I’m sorry, but the talent left in the Top 12 on X Factor is ridiculous compared to Idol. Don’t believe me? You think Scotty McCreery or Lauren Alaina would ever get to the final 2 amongst these 12? Please. They’d be lucky to finish in the Top 7 or 8. Every single guy and girl on LA and Simon’s team are better singers than them, so that’s six they couldn’t beat. Depending on your cup of tea, there’s probably one singer on Nicole’s team you think is better, and the Stereo Hogzz are more entertaining as well.
Here’s my problem with Nicole’s singers. She needs to stop with this “This could be their last chance to ever make something of themselves. They want it so bad” nonsense. Every one of these contestants want it just as bad as them. Just because they’re older doesn’t mean they deserve it any more than anyone else. Leroy Bell? Nice story, the youngest looking 60 year old on the planet, but he’s not going to win. Not dynamic enough. Stacey Martin? People are already tired of her act, and she may have peaked too early. The guy who could win from her group is Josh Krajcik. I think he’ll go far, but in the end, something tells me he just won’t take the whole thing.

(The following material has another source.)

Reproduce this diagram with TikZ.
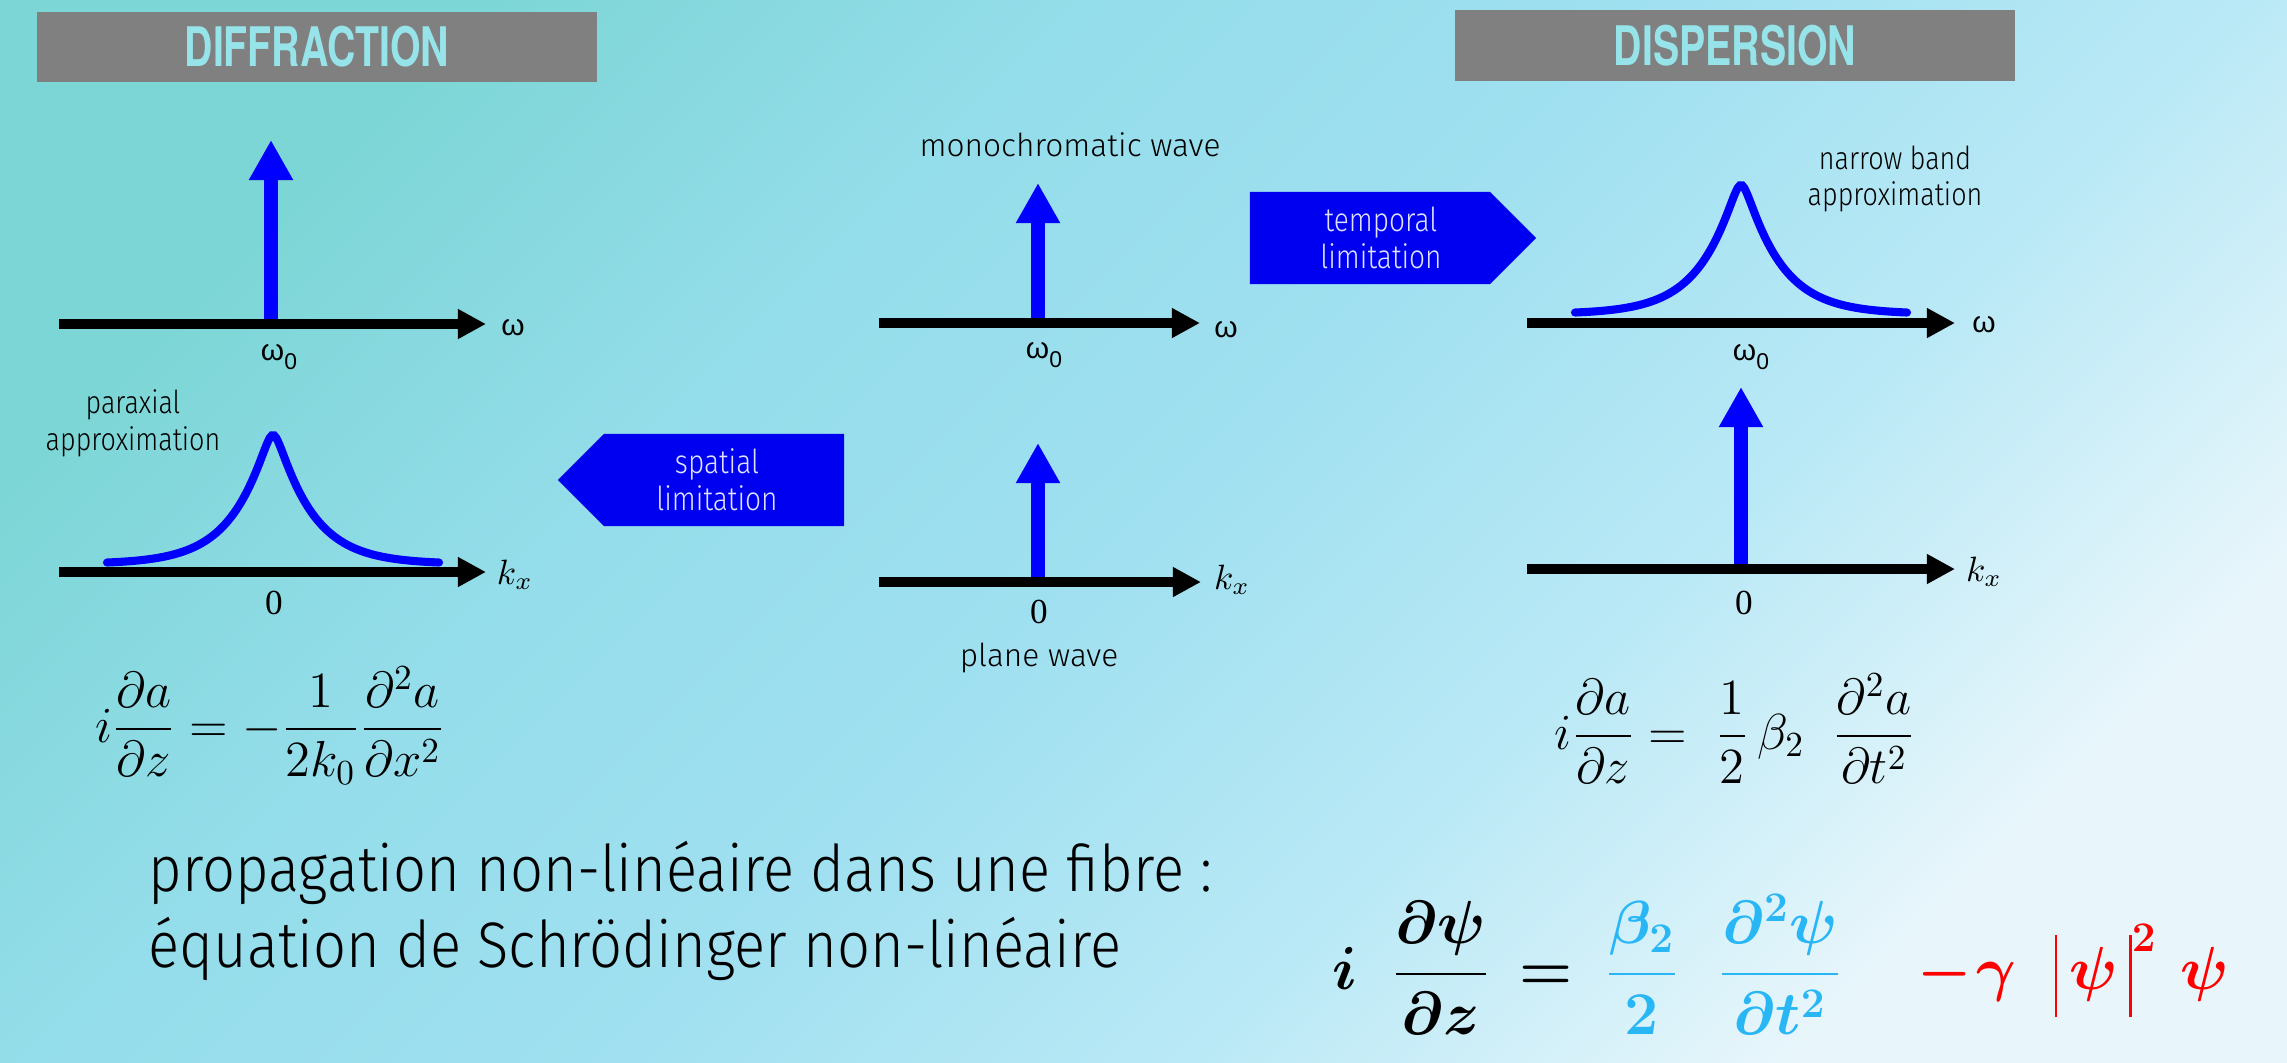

Paula’s team just doesn’t have enough star power. Is there any musical group in the history of all music that has TEN people in it that’s been widely successful? Didn’t think so. Intensity has no chance. Lakoda Rain is decent, but lets face it, they were kept around because they are four attractive girls with decent voices. But nothing about their performance blows anyone away. Stereo Hogzz are legit. Those guys will put out an album regardless of if they win this thing. Very talented, very contemporary, and definitely have the “X Factor.” Get it? See how I used the play on words there? I’m a genius.

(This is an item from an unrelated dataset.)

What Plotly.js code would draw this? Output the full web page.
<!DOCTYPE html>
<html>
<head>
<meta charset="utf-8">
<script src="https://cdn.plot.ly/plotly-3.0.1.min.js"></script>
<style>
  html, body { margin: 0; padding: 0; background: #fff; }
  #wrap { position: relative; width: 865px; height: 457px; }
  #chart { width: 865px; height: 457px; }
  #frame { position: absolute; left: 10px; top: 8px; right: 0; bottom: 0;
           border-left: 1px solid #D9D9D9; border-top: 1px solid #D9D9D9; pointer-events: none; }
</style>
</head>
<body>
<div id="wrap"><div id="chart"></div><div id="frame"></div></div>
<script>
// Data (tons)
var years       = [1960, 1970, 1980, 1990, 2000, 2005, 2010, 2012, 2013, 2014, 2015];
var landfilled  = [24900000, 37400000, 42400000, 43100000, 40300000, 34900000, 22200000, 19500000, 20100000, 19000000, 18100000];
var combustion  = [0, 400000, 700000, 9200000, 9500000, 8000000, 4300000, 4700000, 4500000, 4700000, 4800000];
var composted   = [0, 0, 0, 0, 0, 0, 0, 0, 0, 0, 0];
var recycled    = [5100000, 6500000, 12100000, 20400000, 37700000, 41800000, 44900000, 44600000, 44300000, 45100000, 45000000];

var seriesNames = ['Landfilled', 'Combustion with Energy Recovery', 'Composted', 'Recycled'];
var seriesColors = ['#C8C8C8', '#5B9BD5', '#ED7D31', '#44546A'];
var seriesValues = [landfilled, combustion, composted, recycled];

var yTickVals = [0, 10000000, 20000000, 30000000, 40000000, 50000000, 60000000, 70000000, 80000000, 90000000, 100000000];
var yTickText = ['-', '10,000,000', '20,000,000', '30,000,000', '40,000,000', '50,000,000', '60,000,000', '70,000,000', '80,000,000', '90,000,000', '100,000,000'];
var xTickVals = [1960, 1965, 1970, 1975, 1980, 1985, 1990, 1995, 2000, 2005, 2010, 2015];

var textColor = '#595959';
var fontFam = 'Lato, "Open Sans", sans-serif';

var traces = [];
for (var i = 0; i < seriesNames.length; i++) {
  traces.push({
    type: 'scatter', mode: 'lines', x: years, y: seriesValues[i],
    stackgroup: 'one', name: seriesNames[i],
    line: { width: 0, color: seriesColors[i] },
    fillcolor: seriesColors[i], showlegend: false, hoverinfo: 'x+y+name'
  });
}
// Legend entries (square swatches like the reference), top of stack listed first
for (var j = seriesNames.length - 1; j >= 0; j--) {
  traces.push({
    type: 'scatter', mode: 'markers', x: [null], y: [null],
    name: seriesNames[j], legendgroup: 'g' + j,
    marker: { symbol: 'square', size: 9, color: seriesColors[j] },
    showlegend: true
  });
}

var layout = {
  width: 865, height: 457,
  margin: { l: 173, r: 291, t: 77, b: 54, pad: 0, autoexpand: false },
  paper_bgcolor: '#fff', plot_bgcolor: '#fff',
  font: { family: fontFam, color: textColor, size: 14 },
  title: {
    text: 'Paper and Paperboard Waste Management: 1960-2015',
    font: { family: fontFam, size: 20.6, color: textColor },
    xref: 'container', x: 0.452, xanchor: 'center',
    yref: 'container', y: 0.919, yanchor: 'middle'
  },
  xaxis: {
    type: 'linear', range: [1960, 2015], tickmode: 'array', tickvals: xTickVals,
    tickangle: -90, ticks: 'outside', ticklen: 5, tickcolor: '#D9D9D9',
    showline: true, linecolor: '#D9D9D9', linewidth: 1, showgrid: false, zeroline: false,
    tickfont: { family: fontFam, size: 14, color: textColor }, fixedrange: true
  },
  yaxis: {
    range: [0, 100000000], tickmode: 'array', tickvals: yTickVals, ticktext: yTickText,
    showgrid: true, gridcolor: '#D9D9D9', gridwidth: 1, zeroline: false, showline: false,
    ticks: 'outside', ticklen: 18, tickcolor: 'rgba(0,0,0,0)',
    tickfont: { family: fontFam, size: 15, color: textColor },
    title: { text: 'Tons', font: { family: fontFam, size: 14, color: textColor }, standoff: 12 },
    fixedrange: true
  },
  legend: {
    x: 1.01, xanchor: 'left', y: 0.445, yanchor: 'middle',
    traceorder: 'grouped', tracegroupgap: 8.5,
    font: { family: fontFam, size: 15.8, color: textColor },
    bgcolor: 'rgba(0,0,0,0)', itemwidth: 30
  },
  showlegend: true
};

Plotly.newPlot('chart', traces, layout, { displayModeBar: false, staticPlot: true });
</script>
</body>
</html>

I still think this is Melanie Amaro’s competition to lose. Best performance Tuesday night, best voice in the competition, and has a really good underdog story. Blows me away she’s 19. Not because of her voice, but because she kinda looks like she’s 30. Drew is someone I see challenging her, but I still think Melanie will appeal to a wider audience in the end. Rachel sealed her fate when Simon made her sing a Justin Bieber song for her first performance. Not a good idea.